From Deidre Dennis on December 3, 2008 at 10:43 AM
I suppose it is cheaper to stay off site, but we just like being on site for our entire vacation(s).

As far as waiting to book until you see if Disney has any special offers in the coming months, we had booked our trip already and when they advertised the 4/3 deal, I called right away to see if we could be switched over to that deal and we were, with no additional fees. If something else comes up that is in the same timeframe as the deal we're in, I'm sure I'll be calling them back again.

From Derek Potter on December 3, 2008 at 12:43 PM
Agreed on focusing more on the immediate region. The passholders and those within a few hours will become valuable commodities in the next couple of seasons.
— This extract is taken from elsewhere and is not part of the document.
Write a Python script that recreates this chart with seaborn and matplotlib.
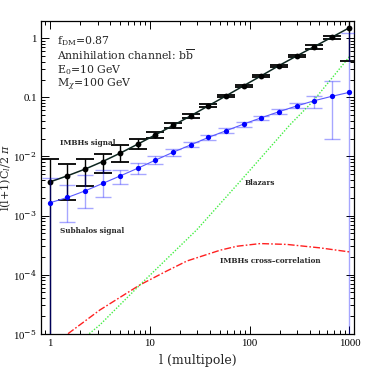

As for market share, the parks with the new attractions will succeed the most. Universal stands to gain market share with the Harry Potter attractions. A new Busch Gardens coaster will also help in that area. Unless this whole mess goes on (and it just might) for a long time, I don't think that the Orlando market will be a survival of the fittest kind of thing, at least for the big guys in the area, because they are all quality parks.

I do forsee more discounts and perhaps a drop in ticket prices altogether. If one of the parks does get into trouble, they are bound to start a "price war", causing admission fees to drop everywhere...just as they have increased everywhere. Disney has the added advantage of discounting their hotels, but that will only go so far until they start taking losses. With all that the Disney hotels offer, the profit margin for them can't be that big even without economic troubles. They can only go so far with discounting hotel rates, unless they want to sacrifice a little of that Disney quality of experience.

The park with the decided advantage in Orlando right now is Universal. The Harry Potter project...as much as I loathe it, will be big, and may be the thing that gets them through the lean times without too much harm done. They have the advantage of offering hotel rooms, yet don't have as many to fill as Disney does. They are able to offer a more complete experience in a shorter, less expensive amount of time than Disney can.

In short, the size and scope of Disney, which has made them a lot of money in recent years, could be a huge disadvantage, because maintaining those large numbers and profit without cannibalizing some things will be next to impossible in the coming months.

It really is gut check time for Orlando parks, because soon the money won't be flying around as much. I think that most of the seasonal parks will be just fine, because they have the advantage of the staycation (provided they use it), and the good ones know how to run a tight ship and operate (and sometimes thrive) in subpar economic conditions. I guess my theory will be put to the test.